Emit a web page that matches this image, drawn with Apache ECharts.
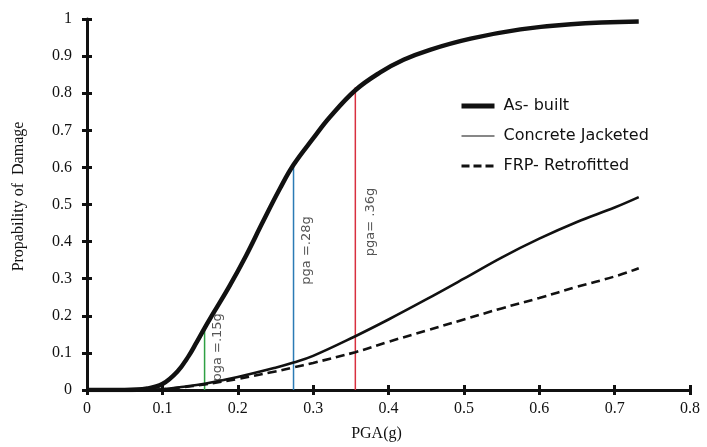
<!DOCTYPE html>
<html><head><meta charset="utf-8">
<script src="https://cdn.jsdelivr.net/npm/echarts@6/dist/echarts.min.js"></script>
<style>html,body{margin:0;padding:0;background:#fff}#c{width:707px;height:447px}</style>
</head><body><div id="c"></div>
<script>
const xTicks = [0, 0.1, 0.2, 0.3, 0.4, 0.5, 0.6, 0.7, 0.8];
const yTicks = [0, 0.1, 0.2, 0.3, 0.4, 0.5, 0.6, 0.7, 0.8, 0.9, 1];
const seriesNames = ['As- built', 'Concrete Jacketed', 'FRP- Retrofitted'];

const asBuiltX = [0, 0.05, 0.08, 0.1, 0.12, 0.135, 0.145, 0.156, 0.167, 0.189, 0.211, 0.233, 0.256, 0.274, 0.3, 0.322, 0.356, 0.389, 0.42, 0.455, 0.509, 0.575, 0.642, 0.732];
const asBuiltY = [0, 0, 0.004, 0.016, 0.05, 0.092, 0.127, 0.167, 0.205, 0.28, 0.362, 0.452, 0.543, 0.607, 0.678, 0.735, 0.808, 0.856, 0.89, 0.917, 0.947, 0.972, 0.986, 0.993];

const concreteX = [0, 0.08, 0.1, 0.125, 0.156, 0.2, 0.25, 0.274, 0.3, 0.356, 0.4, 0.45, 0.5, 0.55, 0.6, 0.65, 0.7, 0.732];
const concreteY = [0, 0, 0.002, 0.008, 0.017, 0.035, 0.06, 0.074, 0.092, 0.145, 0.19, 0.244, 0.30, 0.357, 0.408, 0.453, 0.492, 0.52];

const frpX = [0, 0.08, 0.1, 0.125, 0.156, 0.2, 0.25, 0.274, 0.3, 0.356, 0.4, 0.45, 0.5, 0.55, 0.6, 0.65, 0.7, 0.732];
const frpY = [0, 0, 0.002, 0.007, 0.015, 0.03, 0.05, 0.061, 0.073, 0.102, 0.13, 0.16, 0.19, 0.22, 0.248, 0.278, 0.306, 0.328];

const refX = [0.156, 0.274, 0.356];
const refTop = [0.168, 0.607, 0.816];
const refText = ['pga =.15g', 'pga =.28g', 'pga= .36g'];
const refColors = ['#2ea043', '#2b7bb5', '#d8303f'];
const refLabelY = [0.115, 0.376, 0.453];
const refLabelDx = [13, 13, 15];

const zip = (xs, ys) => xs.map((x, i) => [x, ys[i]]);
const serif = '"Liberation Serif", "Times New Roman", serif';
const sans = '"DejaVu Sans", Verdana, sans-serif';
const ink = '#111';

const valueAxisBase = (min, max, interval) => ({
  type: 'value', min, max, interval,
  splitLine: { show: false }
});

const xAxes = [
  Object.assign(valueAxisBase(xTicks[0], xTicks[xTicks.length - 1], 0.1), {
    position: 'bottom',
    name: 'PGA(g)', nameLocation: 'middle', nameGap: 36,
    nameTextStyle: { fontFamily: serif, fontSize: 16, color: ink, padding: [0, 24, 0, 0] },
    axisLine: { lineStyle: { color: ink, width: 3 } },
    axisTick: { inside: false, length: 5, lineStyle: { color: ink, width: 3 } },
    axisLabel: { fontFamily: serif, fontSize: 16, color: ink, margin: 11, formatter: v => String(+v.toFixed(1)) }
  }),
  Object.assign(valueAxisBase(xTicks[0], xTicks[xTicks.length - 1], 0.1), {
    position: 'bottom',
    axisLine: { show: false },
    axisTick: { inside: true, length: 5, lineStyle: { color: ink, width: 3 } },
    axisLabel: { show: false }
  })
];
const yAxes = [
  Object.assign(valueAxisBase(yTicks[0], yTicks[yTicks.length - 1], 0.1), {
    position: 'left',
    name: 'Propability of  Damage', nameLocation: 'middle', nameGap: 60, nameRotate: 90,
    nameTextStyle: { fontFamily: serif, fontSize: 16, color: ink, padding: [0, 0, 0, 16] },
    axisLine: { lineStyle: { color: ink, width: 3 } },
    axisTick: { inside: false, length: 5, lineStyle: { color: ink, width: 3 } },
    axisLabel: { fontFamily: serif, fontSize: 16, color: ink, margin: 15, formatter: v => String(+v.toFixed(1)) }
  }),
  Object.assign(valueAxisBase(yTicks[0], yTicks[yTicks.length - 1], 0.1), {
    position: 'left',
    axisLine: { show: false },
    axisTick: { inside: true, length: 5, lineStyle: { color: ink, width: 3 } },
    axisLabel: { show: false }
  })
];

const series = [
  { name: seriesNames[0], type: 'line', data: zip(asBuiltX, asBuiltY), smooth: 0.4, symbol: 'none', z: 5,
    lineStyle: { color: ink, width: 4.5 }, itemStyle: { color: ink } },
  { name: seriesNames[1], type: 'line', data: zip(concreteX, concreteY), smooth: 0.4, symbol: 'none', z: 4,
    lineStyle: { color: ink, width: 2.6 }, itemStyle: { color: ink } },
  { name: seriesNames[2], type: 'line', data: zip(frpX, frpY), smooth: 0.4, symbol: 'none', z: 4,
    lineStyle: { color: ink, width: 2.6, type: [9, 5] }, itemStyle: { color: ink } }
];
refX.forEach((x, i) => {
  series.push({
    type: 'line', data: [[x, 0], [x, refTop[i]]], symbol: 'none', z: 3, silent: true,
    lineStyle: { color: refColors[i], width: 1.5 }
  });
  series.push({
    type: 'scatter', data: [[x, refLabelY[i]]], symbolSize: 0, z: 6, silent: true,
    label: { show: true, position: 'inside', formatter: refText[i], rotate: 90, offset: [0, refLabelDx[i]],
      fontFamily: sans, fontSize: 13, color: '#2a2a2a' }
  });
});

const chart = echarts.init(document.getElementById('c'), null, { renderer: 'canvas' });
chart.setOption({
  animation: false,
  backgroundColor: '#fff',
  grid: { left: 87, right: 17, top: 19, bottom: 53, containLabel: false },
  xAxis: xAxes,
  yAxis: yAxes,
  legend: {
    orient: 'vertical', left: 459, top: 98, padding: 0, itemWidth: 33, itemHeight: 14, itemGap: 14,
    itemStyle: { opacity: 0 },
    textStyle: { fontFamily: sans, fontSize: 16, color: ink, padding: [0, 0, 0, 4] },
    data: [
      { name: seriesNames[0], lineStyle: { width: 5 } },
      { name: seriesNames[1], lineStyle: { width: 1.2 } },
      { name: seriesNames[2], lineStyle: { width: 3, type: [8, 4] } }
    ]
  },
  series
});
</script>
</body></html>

* * *

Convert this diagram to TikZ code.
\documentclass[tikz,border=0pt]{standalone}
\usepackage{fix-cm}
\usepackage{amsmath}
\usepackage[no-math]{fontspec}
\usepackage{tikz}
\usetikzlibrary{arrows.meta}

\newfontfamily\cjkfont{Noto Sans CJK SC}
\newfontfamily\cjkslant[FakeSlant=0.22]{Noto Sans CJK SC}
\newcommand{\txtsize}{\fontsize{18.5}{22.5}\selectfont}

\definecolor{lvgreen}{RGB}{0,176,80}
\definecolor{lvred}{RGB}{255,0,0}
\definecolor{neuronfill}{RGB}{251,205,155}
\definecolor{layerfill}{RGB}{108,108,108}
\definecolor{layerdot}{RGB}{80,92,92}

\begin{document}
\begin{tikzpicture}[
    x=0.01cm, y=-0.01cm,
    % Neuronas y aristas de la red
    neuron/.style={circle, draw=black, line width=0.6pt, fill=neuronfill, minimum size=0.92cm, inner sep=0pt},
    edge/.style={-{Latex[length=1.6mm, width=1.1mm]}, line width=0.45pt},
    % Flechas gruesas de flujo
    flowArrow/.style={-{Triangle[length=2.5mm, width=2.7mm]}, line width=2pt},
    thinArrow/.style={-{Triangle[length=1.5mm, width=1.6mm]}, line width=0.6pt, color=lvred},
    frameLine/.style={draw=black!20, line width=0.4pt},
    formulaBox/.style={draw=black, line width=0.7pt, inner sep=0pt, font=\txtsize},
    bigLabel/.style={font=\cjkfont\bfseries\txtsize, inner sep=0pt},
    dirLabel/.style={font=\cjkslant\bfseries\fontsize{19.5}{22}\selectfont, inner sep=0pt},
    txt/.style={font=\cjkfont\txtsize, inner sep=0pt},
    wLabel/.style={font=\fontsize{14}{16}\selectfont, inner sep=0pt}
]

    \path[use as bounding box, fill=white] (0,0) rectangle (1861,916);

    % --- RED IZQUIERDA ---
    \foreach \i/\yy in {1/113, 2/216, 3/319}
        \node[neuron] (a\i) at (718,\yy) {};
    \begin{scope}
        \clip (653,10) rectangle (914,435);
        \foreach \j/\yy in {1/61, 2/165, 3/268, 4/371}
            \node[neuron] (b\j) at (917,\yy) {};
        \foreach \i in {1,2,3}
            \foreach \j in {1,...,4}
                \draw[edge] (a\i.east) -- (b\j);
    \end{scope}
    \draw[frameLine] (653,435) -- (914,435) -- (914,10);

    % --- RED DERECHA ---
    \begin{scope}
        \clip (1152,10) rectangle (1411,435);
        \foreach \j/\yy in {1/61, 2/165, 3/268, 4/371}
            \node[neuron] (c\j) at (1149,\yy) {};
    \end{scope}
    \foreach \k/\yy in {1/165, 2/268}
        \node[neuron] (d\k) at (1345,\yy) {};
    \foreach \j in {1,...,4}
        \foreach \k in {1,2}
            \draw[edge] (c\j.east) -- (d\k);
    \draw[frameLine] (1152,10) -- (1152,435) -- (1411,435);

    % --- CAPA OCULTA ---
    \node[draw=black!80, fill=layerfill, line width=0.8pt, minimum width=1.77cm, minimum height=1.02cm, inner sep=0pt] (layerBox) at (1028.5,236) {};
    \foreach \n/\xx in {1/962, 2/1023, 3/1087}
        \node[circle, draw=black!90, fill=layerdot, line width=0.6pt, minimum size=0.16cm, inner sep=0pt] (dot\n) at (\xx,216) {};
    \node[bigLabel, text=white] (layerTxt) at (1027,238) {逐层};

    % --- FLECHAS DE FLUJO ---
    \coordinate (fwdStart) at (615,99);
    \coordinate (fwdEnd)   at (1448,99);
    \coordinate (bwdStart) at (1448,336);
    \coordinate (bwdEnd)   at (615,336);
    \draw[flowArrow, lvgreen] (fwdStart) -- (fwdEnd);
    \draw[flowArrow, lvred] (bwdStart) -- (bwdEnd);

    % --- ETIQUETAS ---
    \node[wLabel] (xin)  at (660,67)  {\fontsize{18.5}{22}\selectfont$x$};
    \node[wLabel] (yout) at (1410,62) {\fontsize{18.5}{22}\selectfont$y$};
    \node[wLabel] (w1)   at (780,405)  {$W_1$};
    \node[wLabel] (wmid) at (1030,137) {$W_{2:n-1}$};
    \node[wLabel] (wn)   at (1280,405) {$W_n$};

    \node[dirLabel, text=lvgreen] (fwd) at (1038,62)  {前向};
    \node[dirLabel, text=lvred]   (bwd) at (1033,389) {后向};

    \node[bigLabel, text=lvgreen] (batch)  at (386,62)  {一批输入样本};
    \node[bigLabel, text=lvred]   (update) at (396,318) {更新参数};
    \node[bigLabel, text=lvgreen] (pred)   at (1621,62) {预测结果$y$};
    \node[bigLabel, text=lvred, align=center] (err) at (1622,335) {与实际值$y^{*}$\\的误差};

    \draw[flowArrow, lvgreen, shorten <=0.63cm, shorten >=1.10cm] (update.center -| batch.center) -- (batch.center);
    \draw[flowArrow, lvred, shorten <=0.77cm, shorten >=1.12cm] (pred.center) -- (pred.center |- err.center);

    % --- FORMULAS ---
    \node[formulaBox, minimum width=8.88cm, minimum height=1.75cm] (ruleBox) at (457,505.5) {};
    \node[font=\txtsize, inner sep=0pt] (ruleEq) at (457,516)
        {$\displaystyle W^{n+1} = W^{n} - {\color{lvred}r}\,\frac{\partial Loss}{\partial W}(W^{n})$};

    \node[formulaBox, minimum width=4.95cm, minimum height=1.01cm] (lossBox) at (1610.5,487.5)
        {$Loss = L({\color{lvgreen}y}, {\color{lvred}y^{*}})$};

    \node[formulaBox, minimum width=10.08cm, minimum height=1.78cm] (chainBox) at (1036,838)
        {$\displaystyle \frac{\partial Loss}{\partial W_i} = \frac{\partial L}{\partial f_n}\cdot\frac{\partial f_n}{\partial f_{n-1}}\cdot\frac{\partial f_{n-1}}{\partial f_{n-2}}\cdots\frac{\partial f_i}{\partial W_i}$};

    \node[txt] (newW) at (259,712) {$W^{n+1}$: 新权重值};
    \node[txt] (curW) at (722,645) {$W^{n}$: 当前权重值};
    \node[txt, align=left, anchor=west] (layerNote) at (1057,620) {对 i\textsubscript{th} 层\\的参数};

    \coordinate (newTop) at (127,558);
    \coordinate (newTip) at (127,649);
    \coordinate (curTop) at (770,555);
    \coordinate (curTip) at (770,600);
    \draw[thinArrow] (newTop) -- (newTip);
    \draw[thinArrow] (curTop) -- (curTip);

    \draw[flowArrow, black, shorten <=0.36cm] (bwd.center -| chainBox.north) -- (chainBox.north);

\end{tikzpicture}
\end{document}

=== Task brief ===
Take the stretch from the line containing "Emit a web page" through the line containing "const ink = '#111';" and reproduce it exactly, both ends included. Omit the pictures.

=== Exercise response ===
Emit a web page that matches this image, drawn with Apache ECharts.
<!DOCTYPE html>
<html><head><meta charset="utf-8">
<script src="https://cdn.jsdelivr.net/npm/echarts@6/dist/echarts.min.js"></script>
<style>html,body{margin:0;padding:0;background:#fff}#c{width:707px;height:447px}</style>
</head><body><div id="c"></div>
<script>
const xTicks = [0, 0.1, 0.2, 0.3, 0.4, 0.5, 0.6, 0.7, 0.8];
const yTicks = [0, 0.1, 0.2, 0.3, 0.4, 0.5, 0.6, 0.7, 0.8, 0.9, 1];
const seriesNames = ['As- built', 'Concrete Jacketed', 'FRP- Retrofitted'];

const asBuiltX = [0, 0.05, 0.08, 0.1, 0.12, 0.135, 0.145, 0.156, 0.167, 0.189, 0.211, 0.233, 0.256, 0.274, 0.3, 0.322, 0.356, 0.389, 0.42, 0.455, 0.509, 0.575, 0.642, 0.732];
const asBuiltY = [0, 0, 0.004, 0.016, 0.05, 0.092, 0.127, 0.167, 0.205, 0.28, 0.362, 0.452, 0.543, 0.607, 0.678, 0.735, 0.808, 0.856, 0.89, 0.917, 0.947, 0.972, 0.986, 0.993];

const concreteX = [0, 0.08, 0.1, 0.125, 0.156, 0.2, 0.25, 0.274, 0.3, 0.356, 0.4, 0.45, 0.5, 0.55, 0.6, 0.65, 0.7, 0.732];
const concreteY = [0, 0, 0.002, 0.008, 0.017, 0.035, 0.06, 0.074, 0.092, 0.145, 0.19, 0.244, 0.30, 0.357, 0.408, 0.453, 0.492, 0.52];

const frpX = [0, 0.08, 0.1, 0.125, 0.156, 0.2, 0.25, 0.274, 0.3, 0.356, 0.4, 0.45, 0.5, 0.55, 0.6, 0.65, 0.7, 0.732];
const frpY = [0, 0, 0.002, 0.007, 0.015, 0.03, 0.05, 0.061, 0.073, 0.102, 0.13, 0.16, 0.19, 0.22, 0.248, 0.278, 0.306, 0.328];

const refX = [0.156, 0.274, 0.356];
const refTop = [0.168, 0.607, 0.816];
const refText = ['pga =.15g', 'pga =.28g', 'pga= .36g'];
const refColors = ['#2ea043', '#2b7bb5', '#d8303f'];
const refLabelY = [0.115, 0.376, 0.453];
const refLabelDx = [13, 13, 15];

const zip = (xs, ys) => xs.map((x, i) => [x, ys[i]]);
const serif = '"Liberation Serif", "Times New Roman", serif';
const sans = '"DejaVu Sans", Verdana, sans-serif';
const ink = '#111';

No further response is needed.